Exercise objective
Skipping all pictures, set down the lines of the listing from the first through the one with "from bokeh.resources import INLINE".

## BEGIN Data segment

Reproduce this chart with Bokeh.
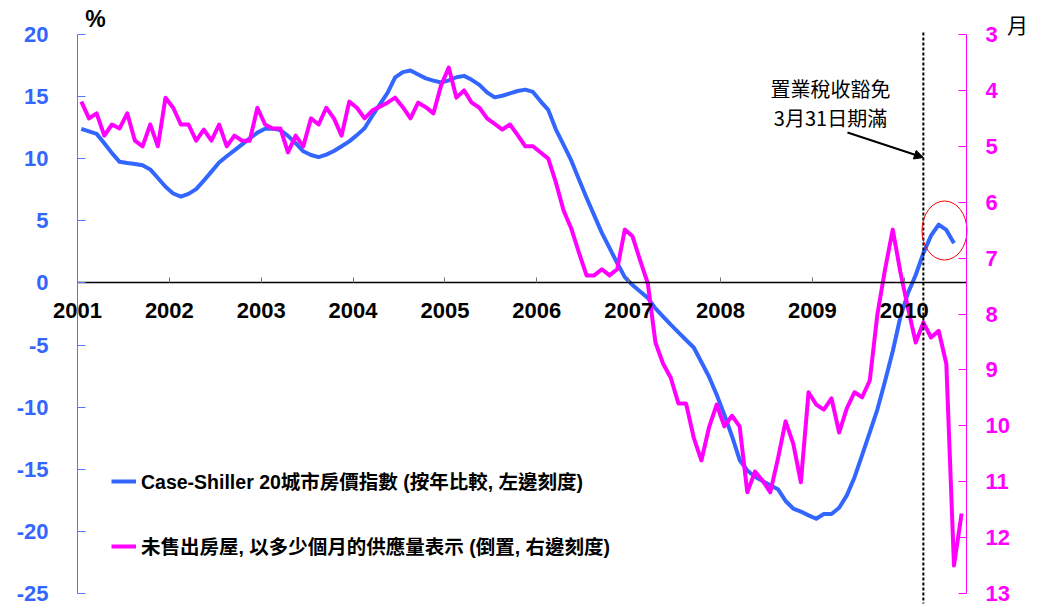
from bokeh.plotting import figure
from bokeh.models import (Range1d, LinearAxis, FixedTicker, Arrow, NormalHead,
                          Label, Legend, LegendItem)
from bokeh.embed import file_html
from bokeh.resources import INLINE

# ---------------- data (monthly, starting Jan 2001) ----------------
start_year = 2001
# Case-Shiller 20-city index, % YoY (left scale), Jan 2001 - Jul 2010
cs20_yoy = [
    12.4, 12.2, 12.0, 11.25, 10.45, 9.75, 9.65, 9.58, 9.47, 9.14, 8.45, 7.74,
    7.2, 6.95, 7.17, 7.55, 8.24, 8.96, 9.69, 10.2, 10.67, 11.16, 11.64, 12.1,
    12.41, 12.42, 12.3, 11.84, 11.25, 10.6, 10.3, 10.13, 10.33, 10.62, 11.0, 11.4,
    11.9, 12.45, 13.45, 14.38, 15.3, 16.55, 16.97, 17.1, 16.78, 16.47, 16.29, 16.14,
    16.31, 16.56, 16.67, 16.35, 15.95, 15.34, 14.94, 15.07, 15.26, 15.45, 15.56, 15.38,
    14.62, 13.93, 12.35, 11.12, 9.86, 8.34, 6.85, 5.44, 4.03, 2.82, 1.6, 0.47,
    -0.17, -0.69, -1.2, -2.05, -2.71, -3.36, -3.98, -4.59, -5.2, -6.36, -7.55, -9.0,
    -10.6, -12.34, -14.25, -15.1, -15.6, -15.95, -16.28, -16.6, -17.55, -18.16, -18.4, -18.71,
    -18.98, -18.6, -18.6, -18.1, -17.1, -15.66, -13.86, -12.03, -10.17, -7.9, -5.5, -2.74,
    -0.8, 0.64, 2.4, 3.8, 4.7, 4.27, 3.2,
]
# Unsold homes, months of supply (right scale, inverted), Jan 2001 - Aug 2010
months_supply = [
    4.2, 4.5, 4.41, 4.81, 4.61, 4.68, 4.41, 4.9, 5.0, 4.61, 5.0, 4.13,
    4.31, 4.61, 4.61, 4.9, 4.7, 4.9, 4.61, 5.0, 4.81, 4.9, 4.9, 4.31,
    4.61, 4.68, 4.68, 5.11, 4.81, 5.0, 4.5, 4.61, 4.31, 4.5, 4.81, 4.2,
    4.31, 4.5, 4.36, 4.29, 4.22, 4.13, 4.3, 4.5, 4.22, 4.3, 4.41, 3.91,
    3.59, 4.13, 4.0, 4.22, 4.31, 4.5, 4.6, 4.7, 4.61, 4.8, 5.0, 5.0,
    5.11, 5.22, 5.65, 6.15, 6.47, 6.9, 7.31, 7.31, 7.2, 7.31, 7.2, 6.49,
    6.61, 7.04, 7.45, 8.51, 8.89, 9.14, 9.6, 9.6, 10.21, 10.62, 10.03, 9.62,
    10.01, 9.82, 10.01, 11.19, 10.82, 10.98, 11.19, 10.59, 9.92, 10.32, 11.01, 9.4,
    9.62, 9.71, 9.51, 10.12, 9.69, 9.4, 9.49, 9.19, 8.0, 7.2, 6.49, 7.25,
    7.9, 8.51, 8.15, 8.42, 8.3, 8.89, 12.5, 11.57,
]
years = list(range(2001, 2011))
year_labels = [str(y) for y in years]
left_ticks = [-25, -20, -15, -10, -5, 0, 5, 10, 15, 20]
left_tick_labels = ["-25", "-20", "-15", "-10", "-5", "0", "5", "10", "15", "20"]
right_ticks = [3, 4, 5, 6, 7, 8, 9, 10, 11, 12, 13]
right_tick_labels = [str(t) for t in right_ticks]
event_month_index = 110  # March 2010: tax credit expiry
legend_cs = "Case-Shiller 20城市房價指數 (按年比較, 左邊刻度)"
legend_ms = "未售出房屋, 以多少個月的供應量表示 (倒置, 右邊刻度)"
note_line1 = "置業稅收豁免"
note_line2 = "3月31日期滿"
left_unit = "%"
right_unit = "月"

BLUE = "#3366FF"
AXBLUE = "#5577FF"
MAGENTA = "#FF00FF"
LATIN = "Liberation Sans"
CJK = "Noto Sans CJK TC"
MIXED = "Liberation Sans, Noto Sans CJK TC"

# ---------------- layout (pixels) ----------------
W, H = 1030, 605
FL, FR, FT, FB = 77, 966, 34, 593      # plot area edges in canvas pixels
X0, X1 = 2001.0, 2010.678
Y0, Y1 = -25.0, 20.0
R_TOP, R_BOT = 3.0, 13.0
sx = (FR - FL) / (X1 - X0)
sy = (FB - FT) / (Y1 - Y0)
sr = (FB - FT) / (R_BOT - R_TOP)


def dx(px):
    return X0 + (px - FL) / sx


def dy(py):
    return Y1 - (py - FT) / sy


def month_x(i):
    return start_year + (i + 0.5) / 12.0


x_cs = [month_x(i) for i in range(len(cs20_yoy))]
x_ms = [month_x(i) for i in range(len(months_supply))]
event_x = month_x(event_month_index)

p = figure(width=W, height=H, output_backend="svg", toolbar_location=None,
           x_range=Range1d(dx(0), dx(W)), y_range=Range1d(dy(H), dy(0)),
           x_axis_type=None, y_axis_type=None,
           min_border_left=0, min_border_right=0, min_border_top=0, min_border_bottom=0)
p.title.visible = False
p.outline_line_color = None
p.grid.visible = False
p.background_fill_color = "white"
p.border_fill_color = "white"

p.extra_y_ranges = {"months": Range1d(R_BOT + (H - FB) / sr, R_TOP - FT / sr)}


def style_axis(ax, color, line_color, standoff, tick_in):
    ax.axis_line_color = line_color
    ax.axis_line_width = 1
    ax.major_tick_line_color = line_color
    ax.major_tick_in = tick_in
    ax.major_tick_out = 0
    ax.minor_tick_line_color = None
    ax.major_label_standoff = standoff
    ax.major_label_text_color = color
    ax.major_label_text_font = LATIN
    ax.major_label_text_font_style = "bold"
    ax.major_label_text_font_size = "22px"


# left axis
la = LinearAxis(ticker=FixedTicker(ticks=left_ticks), fixed_location=X0, bounds=(Y0, Y1),
                major_label_overrides=dict(zip(left_ticks, left_tick_labels)))
style_axis(la, BLUE, AXBLUE, 29, 8)
p.add_layout(la, "left")

# right axis (inverted months of supply)
ra = LinearAxis(y_range_name="months", ticker=FixedTicker(ticks=right_ticks),
                fixed_location=X1, bounds=(R_TOP, R_BOT),
                major_label_overrides=dict(zip(right_ticks, right_tick_labels)))
style_axis(ra, MAGENTA, MAGENTA, 19, 8)
p.add_layout(ra, "right")

# series
r_cs = p.line(x_cs, cs20_yoy, line_color=BLUE, line_width=4, line_join="round")
r_ms = p.line(x_ms, months_supply, y_range_name="months", line_color=MAGENTA,
              line_width=4, line_join="round")

# x axis crossing at zero
xa = LinearAxis(ticker=FixedTicker(ticks=years), fixed_location=0, bounds=(X0, X1),
                major_label_overrides=dict(zip(years, year_labels)))
style_axis(xa, "black", "black", 20, 5)
xa.axis_line_width = 1.5
xa.major_tick_line_color = "#777777"
p.add_layout(xa, "below")

# event marker
p.segment(x0=[event_x], y0=[dy(32)], x1=[event_x], y1=[dy(603)],
          line_color="black", line_width=2, line_dash="3 2")
p.add_layout(Arrow(end=NormalHead(size=9, fill_color="black", line_color="black"),
                   x_start=dx(847), y_start=dy(132), x_end=event_x, y_end=dy(157),
                   line_width=2, line_color="black"))
for txt, py in ((note_line1, 88), (note_line2, 117)):
    p.add_layout(Label(x=dx(830), y=dy(py), text=txt, text_align="center",
                       text_baseline="middle", text_font=CJK,
                       text_font_size="20px", text_color="black"))

# highlight ellipse around latest rebound
p.ellipse(x=[dx(944)], y=[dy(230)], width=45 / sx, height=59 / sy, fill_color=None,
          line_color="red", line_width=1)

# unit labels
p.add_layout(Label(x=dx(95), y=dy(18), text=left_unit, text_align="center",
                   text_baseline="middle", text_font=LATIN, text_font_style="bold",
                   text_font_size="23px", text_color="black"))
p.add_layout(Label(x=dx(1017), y=dy(23), text=right_unit, text_align="center",
                   text_baseline="middle", text_font=CJK,
                   text_font_size="21px", text_color="black"))


# legends
def make_legend(label, rend, loc):
    lg = Legend(items=[LegendItem(label=label, renderers=[rend])], location=loc,
                background_fill_alpha=0, border_line_color=None, padding=0, margin=0,
                glyph_width=25, glyph_height=20, label_standoff=5,
                label_text_font=MIXED, label_text_font_style="bold",
                label_text_font_size="19.5px", label_text_color="black")
    p.add_layout(lg)
    return lg


make_legend(legend_cs, r_cs, (111, 110))
make_legend(legend_ms, r_ms, (111, 45))

open("out.html", "w").write(file_html(p, INLINE))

## END Data segment

Task solution
Reproduce this chart with Bokeh.
from bokeh.plotting import figure
from bokeh.models import (Range1d, LinearAxis, FixedTicker, Arrow, NormalHead,
                          Label, Legend, LegendItem)
from bokeh.embed import file_html
from bokeh.resources import INLINE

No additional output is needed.